The appellants alleged that, upon re-submission of the papers at 8 o’clock in the evening of the nomination day, the nomination officer rejected the nomination papers for the Bulawayo Provincial Council party-list. This was on the basis that they were not part of the papers initially submitted to him and that had therefore been submitted out of time.
PROCEEDINGS BEFORE THE COURT A QUO
The appellants petitioned the court a quo to set aside the decision of the nomination court. The application was opposed by the respondents who, amongst other things, challenged the urgency of the matter. The procedure adopted by the appellants was also challenged.
It was contended that the appellants ought to have appealed against the decision of the nomination court instead of seeking a review of the decision.
DETERMINATION BY THE COURT A QUO
In determining the question of urgency, the court a quo held that the matter was urgent as disputes turning on the nomination of candidates must be resolved before the elections are conducted in line with the provisions of the Act.
On the merits, the court held that the nomination paper for the Bulawayo Provincial Council party-list was not among the papers submitted before 4 o’clock in the afternoon of the nomination day which were found to have been defective requiring rectification. It further held that the attempt to file the Bulawayo Provincial Council party-list at 8 o’clock in the evening of the nomination day was in clear contravention of s 45 E (3) of the Act which does not permit a nomination paper of party-list candidates to be received after 4 in the afternoon of the nomination day. It was on this basis that the court a quo dismissed the application.
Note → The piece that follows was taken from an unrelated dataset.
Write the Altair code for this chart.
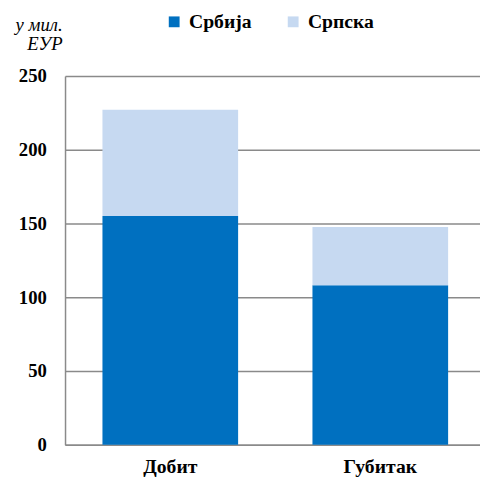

Aggrieved by the decision of the court a quo the appellants noted an appeal to this Court on the following grounds:
GROUNDS OF APPEAL
1. The court a quo erred in failing to appreciate the failure of the nomination court to keep a proper record of its proceedings which amounted to a gross irregularity cognizable under the court’s powers of review as a consequence of which the court a quo could not have properly found in favour of the respondent.
2. The court a quo erred in failing to appreciate that in the absence of a record of proceedings which established that the appellants’ papers were not part of those originally submitted, the court a quo had no basis in rejecting appellant’s averments and agreeing with first and second respondent’s averments.
3. The court a quo erred in finding that appellants had given a different version of the facts they relied upon in the earlier matter previously filed as HC1333/23 when the material averment of the appellants that they had handed on the nomination paper timeously and that the first respondent had lost their nomination paper had remained the same.
4. The court a quo erred in failing to engage and decide appellant’s contention that first respondent decision to reject appellant’s nomination paper was irrational and grossly unreasonable.
RELIEF SOUGHT
1. That the appeal is allowed with costs.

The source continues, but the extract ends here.